Некоторые современные историки видят в подобной практике тяжкий правовой порок, «дурной обычай», или, как впечатляюще выразился известный французский византинист Шарль Диль, – «страшную болезнь пурпура». Еще до него русский византинист Павел Безобразов назвал ее «порфироманией». Однако стоит заметить, что такая власть держалась силой добровольного общественного мнения – и исчезала, как только общественное мнение переставало ее поддерживать. Поэтому отсутствие закона о кровном, так сказать, «биологическом» наследовании царского престола вынуждало василевсов заботиться об этом самом общественном мнении. Кроме того, выборность императоров ромеев вместе со случайностью их рождения, при всех издержках и человеческих трагедиях, обеспечивала византийским властям приток новых и свежих, энергичных жизненных сил, порой способствовавших укреплению, усилению государства.

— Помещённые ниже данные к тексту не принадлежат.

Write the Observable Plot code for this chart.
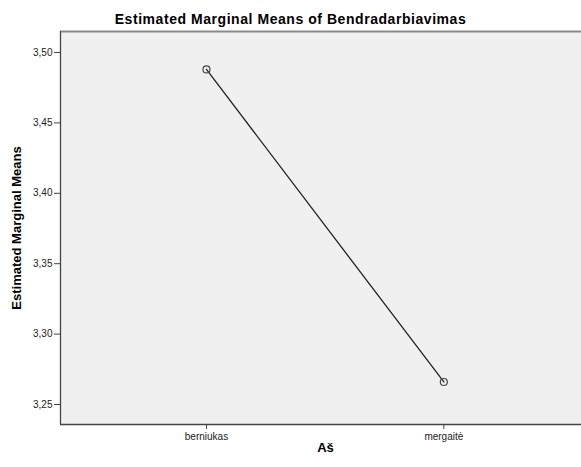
<!DOCTYPE html>
<html><head><meta charset="utf-8">
<script src="https://cdn.jsdelivr.net/npm/d3@7"></script>
<script src="https://cdn.jsdelivr.net/npm/@observablehq/plot@0.6"></script>
<style>
body{margin:0;background:#fff;font-family:"Liberation Sans",Arial,sans-serif;}
#title{width:581px;height:26px;box-sizing:border-box;padding-top:12px;line-height:14px;font-size:14px;font-weight:bold;text-align:center;letter-spacing:0.55px;color:#000;white-space:nowrap;}
#chart svg{display:block;}
</style></head><body>
<div id="title">Estimated Marginal Means of Bendradarbiavimas</div>
<div id="chart"></div>
<script>
const categories = ["berniukas", "mergaitė"];
const means = [3.488, 3.266];
const yTicks = [3.25, 3.30, 3.35, 3.40, 3.45, 3.50];
const xLabel = "Aš";
const yLabel = "Estimated Marginal Means";

const data = categories.map((c, i) => ({i, c, m: means[i]}));
const yDomain = [3.2358, 3.5149];
const xDomain = [-0.615, 1.58];

const plot = Plot.plot({
  width: 581, height: 441,
  marginTop: 5, marginBottom: 43, marginLeft: 60, marginRight: 0,
  style: {fontFamily: "Liberation Sans, Arial, sans-serif", fontSize: "10px", color: "#222", background: "#fff"},
  x: {type: "linear", domain: xDomain},
  y: {domain: yDomain},
  marks: [
    Plot.frame({fill: "#f0f0f0", stroke: null}),
    Plot.ruleY([yDomain[1]], {stroke: "#8a8a8a", strokeWidth: 2}),
    Plot.ruleY([yDomain[0]], {stroke: "#444", strokeWidth: 1.3}),
    Plot.ruleX([xDomain[0]], {stroke: "#444", strokeWidth: 1.3}),
    Plot.axisY(yTicks, {tickSize: 6, tickPadding: 2, tickFormat: d => d.toFixed(2).replace(".", ","), label: null, stroke: "#444"}),
    Plot.axisX([0, 1], {tickSize: 5, tickPadding: 3, tickFormat: i => categories[i], label: null, stroke: "#444"}),
    Plot.line(data, {x: "i", y: "m", stroke: "#222", strokeWidth: 1.3}),
    Plot.dot(data, {x: "i", y: "m", r: 3.5, stroke: "#444", fill: "none", strokeWidth: 1.2}),
    Plot.text([yLabel], {text: d => d, frameAnchor: "left", textAnchor: "middle", rotate: -90, dx: -43.5, fontSize: 13, fontWeight: "bold", fill: "#000", letterSpacing: 0.6}),
    Plot.text([xLabel], {text: d => d, frameAnchor: "bottom", dx: 4.5, dy: 27.5, fontSize: 13, fontWeight: "bold", fill: "#000"})
  ]
});
document.getElementById("chart").appendChild(plot);
</script>
</body></html>
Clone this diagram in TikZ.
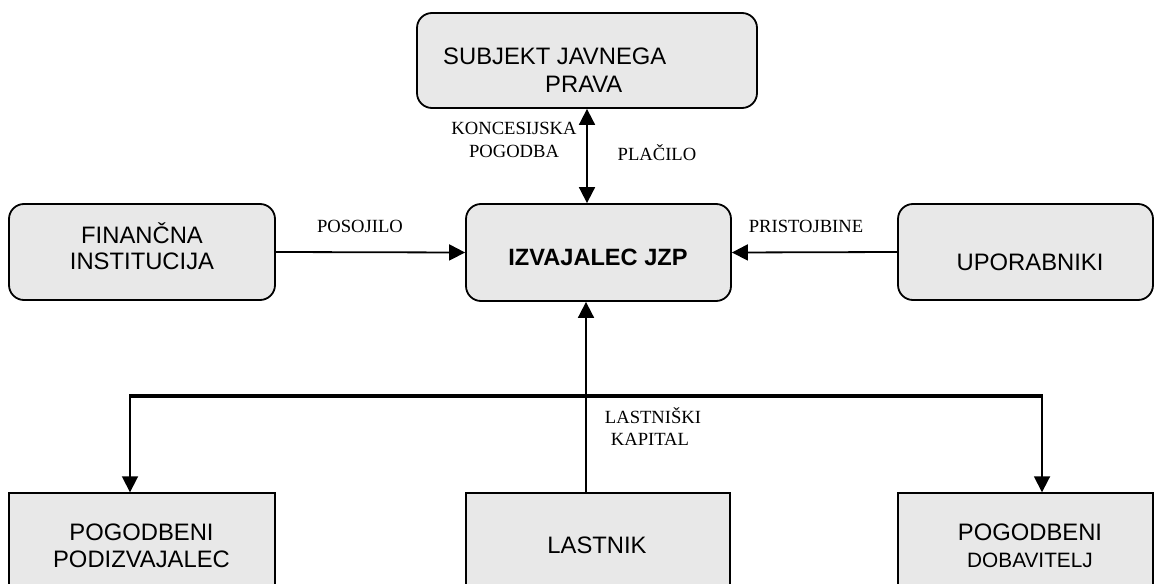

Идея императорской фамилии, «порфирородности», династической преемственности появилась только со второй четверти VIII в. Лев III Исавр первым пришел к мысли присвоить своему сыну Константину, родившемуся в июле 718 г. уже после воцарения отца, узаконивающий императорское наследство титул «порфирогенит», то есть «рожденный в порфире». Эта концепция наследственной царской власти стала окончательно утверждаться с конца IX – начала Х в., при василевсах Македонской династии. Но даже тогда в Византии не существовало никакого писаного закона, который определял бы линию наследования трона, и багрянородные царские отпрыски порой надолго отстранялись от реальной власти их более энергичными соправителями.
Следует помнить, что знатью, нобилитетом в Ромейском царстве называлась знать сановная, выслужившаяся, имевшая доступ во дворец. Все высшие официалы именовались синклитиками либо «начальствующими» – архонтами. На верхних уровнях дворцового общества стояли военные официалы (стратиги, доместики, друнгарии и др.). Высшие гражданские чины (кесарь, магистр, анфипат и пр.) составляли тесное окружение, служившее императору ромеев. Вместе со средними и низшими чинами – военными, гражданскими, церковными – они раз в году получали от царя содержание, или рогу. Из них формировалась императорская свита. Тем более как царские служащие рассматривались дворцовые низы – диатарии, остиарии – привратники или, точнее, придверники, «мыльники», зажигатели ламп и прочие. Со временем к ним добавились забывшие свои демократические традиции представители димов, народных партий – факций Ипподрома. Очень важно учесть, что родовой знати, то есть сословной аристократии с пожизненными или наследственными привилегиями, долгое время в Византии не существовало. Всякий свободный ромей, подданный императора, имел право приобрести имение, владеть рабами, служить и дослужиться до высших чинов, сделаться архиереем. Опять-таки только с X в. начинают формироваться аристократические семьи, аристократические фамилии, которые удерживали в своих руках в течение нескольких поколений и богатство, и высшие государственные должности. Именно на эту элиту, укрепленную тесными перекрестными браками, носящую настоящие родовые имена, а не прозвища, клички, как прежде, стал опираться выдающийся царственный клан Комнинов, их фамильная система нобилитета, оформившаяся в конце XI – начале XII в. Впрочем, чувство значимости древнего, аристократического происхождения всегда было в Византийской империи. Оно лишь усилилось в эпоху Комнинов, и это не случайно совпало с аристократизацией образа самого византийского государя и окончательным закреплением царского престола за четырьмя легитимными династиями, последовательно сменявшими друг друга (Комнины – 1081–1185 гг., Ангелы – 1185–1204 гг., Ласкарисы – 1204–1261 гг. и Палеологи – 1259–1453 гг.). С того же времени средняя продолжительность одного правления увеличилась до семнадцати лет. В представлении ромеев наконец закрепилось мнение о том, что раз василевс избран на трон Богом, значит, Божественная благодать лежит и на его порфирородном сыне, тем более если он официально был приобщен к этой благодати через коронацию в соправители еще при жизни царственного отца.